Nonlinear filtering: Self-attention Kalman architectures exploit LTPWL approximations for robust, parallelizable batch estimation in nonlinear systems (Wang et al., 2024).

Machine Learning and Online Adaptation

PWA online learning: Epoch-based oracle-efficient algorithms achieve polynomial-regret prediction and simulation in PWA systems, capitalizing on smoothing, region labeling, and label alignment strategies (Block et al., 2023).
Adaptive trajectory tracking under uncertainty: Reachable predictive control guarantees convergence to PL waypoints solely via local data-driven linearization and proxy reachability set construction (Shafa et al., 3 Oct 2025).

Information Retrieval

Fast search in high-dimensional time series: Dynamic segmentation and PL feature representation in audio or video enables large-scale, equivalence-preserving search with order-of-magnitude speedup and no accuracy loss (0710.4180).

5. Computational and Algorithmic Considerations

Piecewise linearization reduces the inherent nonconvexity and computational complexity of planning, control, or estimation over nonlinear and hybrid systems:

SDP and MILP scalability: PWL abstractions allow convex or mixed-integer optimization with tighter variable counts, especially beneficial for high-dimension or long-horizon scenarios (Khadir et al., 2020, Le et al., 2024, Nikitina et al., 2023).
Max-min representations: Lattice PWL forms eliminate explicit region-testing, supporting efficient evaluation and batch estimation (Wang et al., 2024, Wang et al., 2023).
Online feasibility: Sequential LPs, small online QPs/LPs for funnel tracking, and table-lookup for control law retrieval enable real-time deployment (Plessen et al., 2017, Han et al., 2019, Wang et al., 2023).
Error and adaptivity: Tuning node density, region clustering, or projection-rank permits fine-grained control of the accuracy-speed tradeoff (Wang et al., 2024, Wang et al., 2023, 0710.4180).

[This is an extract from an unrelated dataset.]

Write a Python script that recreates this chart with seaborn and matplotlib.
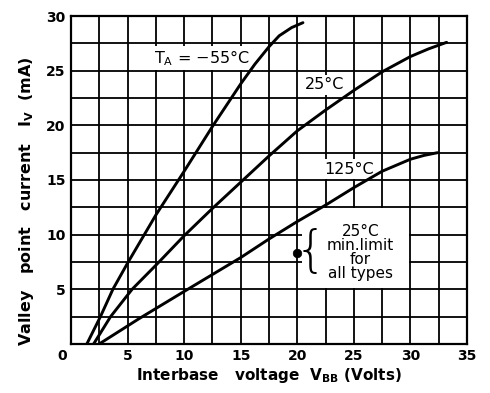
import matplotlib
matplotlib.use("Agg")
import matplotlib.pyplot as plt
from matplotlib.patches import Rectangle
from matplotlib.transforms import ScaledTranslation
import numpy as np
import pandas as pd
import seaborn as sns

# Valley point current I_V (mA) against interbase voltage V_BB (V)
v_m55 = [1.4, 2.6, 3.7, 5.0, 7.5, 10.0, 12.5, 15.0, 16.25, 17.5, 18.4, 19.5, 20.5]
i_m55 = [0.0, 2.5, 5.0, 7.4, 11.8, 15.8, 19.9, 23.8, 25.6, 27.2, 28.2, 28.95, 29.4]

v_25 = [2.0, 3.5, 5.4, 7.5, 10.0, 12.5, 15.0, 17.5, 20.0, 22.5, 25.0, 27.5, 30.0, 31.6, 33.2]
i_25 = [0.0, 2.5, 5.0, 7.2, 9.9, 12.4, 14.8, 17.2, 19.5, 21.4, 23.2, 24.9, 26.3, 27.0, 27.6]

v_125 = [2.5, 6.0, 10.0, 15.0, 17.5, 20.0, 22.5, 25.0, 27.5, 30.0, 31.2, 32.4]
i_125 = [0.0, 2.3, 4.8, 7.9, 9.6, 11.2, 12.7, 14.3, 15.8, 16.9, 17.25, 17.5]

# 25 degC minimum limit for all types
limit_v = [20.0]
limit_i = [8.3]

x_ticks = [0, 5, 10, 15, 20, 25, 30, 35]
y_ticks = [5, 10, 15, 20, 25, 30]

curves = pd.concat([
    pd.DataFrame({"V": v_m55, "I": i_m55, "T": "-55"}),
    pd.DataFrame({"V": v_25, "I": i_25, "T": "25"}),
    pd.DataFrame({"V": v_125, "I": i_125, "T": "125"}),
], ignore_index=True)

sns.set_style("white")
plt.rcParams["font.family"] = ["DejaVu Sans"]
plt.rcParams["text.color"] = "black"
plt.rcParams["axes.labelcolor"] = "black"

fig = plt.figure(figsize=(4.9, 3.93), dpi=100)
ax = fig.add_axes([0.145, 0.125, 0.808, 0.834])

sns.lineplot(data=curves, x="V", y="I", hue="T", units="T", estimator=None,
             sort=False, palette=["black"] * 3, linewidth=2.1, legend=False,
             ax=ax, zorder=3)
sns.scatterplot(x=limit_v, y=limit_i, color="black", s=38, ax=ax, zorder=4,
                edgecolor="black")

ax.set_xlim(0, 35)
ax.set_ylim(0, 30)
ax.set_xticks(x_ticks)
ax.set_xticklabels([str(t) for t in x_ticks], fontweight="bold")
ax.set_yticks(y_ticks)
ax.set_yticklabels([str(t) for t in y_ticks], fontweight="bold")
ax.set_xticks(np.arange(2.5, 35, 5), minor=True)
ax.set_yticks(np.arange(2.5, 30, 5), minor=True)
ax.tick_params(which="both", length=0, labelsize=10, colors="black", pad=4)
ax.set_axisbelow(True)
ax.grid(which="both", color="black", linewidth=1.3)
for s in ax.spines.values():
    s.set_color("black")
    s.set_linewidth(1.6)

# shift the shared origin label left of the corner
lab0 = ax.get_xticklabels()[0]
lab0.set_transform(lab0.get_transform() + ScaledTranslation(-0.09, 0, fig.dpi_scale_trans))

ax.set_xlabel(r"Interbase   voltage  $\mathregular{V_{BB}}$ (Volts)", fontsize=11,
              fontweight="bold", labelpad=2)
ax.set_ylabel(r"Valley   point   current   $\mathregular{I_V}$  (mA)", fontsize=11.5,
              fontweight="bold")
ax.yaxis.set_label_coords(-0.088, 0.436)

box = dict(facecolor="white", edgecolor="none", pad=1.5)
ax.text(11.6, 26.15, r"$\mathregular{T_A}$ = −55°C", fontsize=11.5, ha="center",
        va="center", bbox=box, zorder=2.5)
ax.text(22.45, 23.7, "25°C", fontsize=11.5, ha="center", va="center",
        bbox=box, zorder=2.5)
ax.text(24.6, 16.0, "125°C", fontsize=11.5, ha="center", va="center",
        bbox=box, zorder=2.5)

ax.add_patch(Rectangle((20.4, 5.1), 9.45, 7.3, facecolor="white",
                       edgecolor="none", zorder=1.5))
ax.text(25.6, 8.4, "25°C\nmin.limit\nfor\nall types", fontsize=11, ha="center",
        va="center", linespacing=0.92, zorder=2.5)
ax.text(21.15, 8.45, "{", fontsize=36, ha="center", va="center",
        fontweight="light", zorder=2.5)

fig.savefig("out.png", dpi=100)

6. Generalizations, Extensions, and Impact

PL frameworks generalize beyond classical state or input trajectory planning to analytic modeling of chaotic attractors (Morosetti, 2021), generic data streams, and hybrid or partially unknown systems (Shafa et al., 3 Oct 2025). They are functionally agnostic as long as local continuity and segment-wise (locally) low-rank structure are present (0710.4180).

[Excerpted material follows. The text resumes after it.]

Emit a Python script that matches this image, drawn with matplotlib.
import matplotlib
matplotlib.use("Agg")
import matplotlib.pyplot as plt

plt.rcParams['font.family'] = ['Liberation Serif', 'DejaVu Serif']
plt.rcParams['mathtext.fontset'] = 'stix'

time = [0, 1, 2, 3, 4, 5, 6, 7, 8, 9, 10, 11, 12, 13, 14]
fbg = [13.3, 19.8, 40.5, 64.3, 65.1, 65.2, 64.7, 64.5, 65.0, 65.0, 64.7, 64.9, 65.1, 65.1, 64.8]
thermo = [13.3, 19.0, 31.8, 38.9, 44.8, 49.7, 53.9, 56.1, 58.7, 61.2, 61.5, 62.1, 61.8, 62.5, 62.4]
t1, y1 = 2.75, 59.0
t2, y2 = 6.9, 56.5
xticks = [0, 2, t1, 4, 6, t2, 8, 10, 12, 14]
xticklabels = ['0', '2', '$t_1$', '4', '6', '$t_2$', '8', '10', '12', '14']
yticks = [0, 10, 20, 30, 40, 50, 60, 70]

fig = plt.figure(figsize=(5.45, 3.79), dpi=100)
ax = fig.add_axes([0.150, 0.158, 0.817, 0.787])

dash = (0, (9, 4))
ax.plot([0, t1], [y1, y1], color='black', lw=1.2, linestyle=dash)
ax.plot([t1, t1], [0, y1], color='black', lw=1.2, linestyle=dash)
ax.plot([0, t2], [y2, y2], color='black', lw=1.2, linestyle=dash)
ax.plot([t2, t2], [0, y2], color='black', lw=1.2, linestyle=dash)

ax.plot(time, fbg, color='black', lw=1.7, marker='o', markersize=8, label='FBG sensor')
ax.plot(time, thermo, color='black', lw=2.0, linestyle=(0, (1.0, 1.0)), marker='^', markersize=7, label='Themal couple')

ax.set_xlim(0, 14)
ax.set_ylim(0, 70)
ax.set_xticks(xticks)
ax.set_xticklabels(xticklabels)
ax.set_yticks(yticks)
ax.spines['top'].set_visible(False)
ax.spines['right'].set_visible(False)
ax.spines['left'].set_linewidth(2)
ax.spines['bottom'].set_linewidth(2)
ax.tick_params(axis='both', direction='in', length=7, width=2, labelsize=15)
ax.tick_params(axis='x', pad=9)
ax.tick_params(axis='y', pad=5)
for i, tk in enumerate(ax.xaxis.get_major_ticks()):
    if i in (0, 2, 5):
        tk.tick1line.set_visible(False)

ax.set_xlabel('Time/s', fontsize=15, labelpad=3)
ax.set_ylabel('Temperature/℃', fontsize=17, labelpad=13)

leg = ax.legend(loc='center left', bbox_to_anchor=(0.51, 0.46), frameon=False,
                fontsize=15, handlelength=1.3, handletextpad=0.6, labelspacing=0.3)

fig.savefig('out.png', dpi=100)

Modern trends assimilate PWL/lattice approximations into data-driven architectures (e.g., neural networks for Kalman gain adaptation (Wang et al., 2024)) or event-triggered, model-free optimal control (Shafa et al., 3 Oct 2025).

The piecewise linear trajectory approach constitutes a central modeling, synthesis, and computational tool unifying optimization, control, learning, and information retrieval, enabling high-performance solutions in domains where full global models are intractable or unavailable.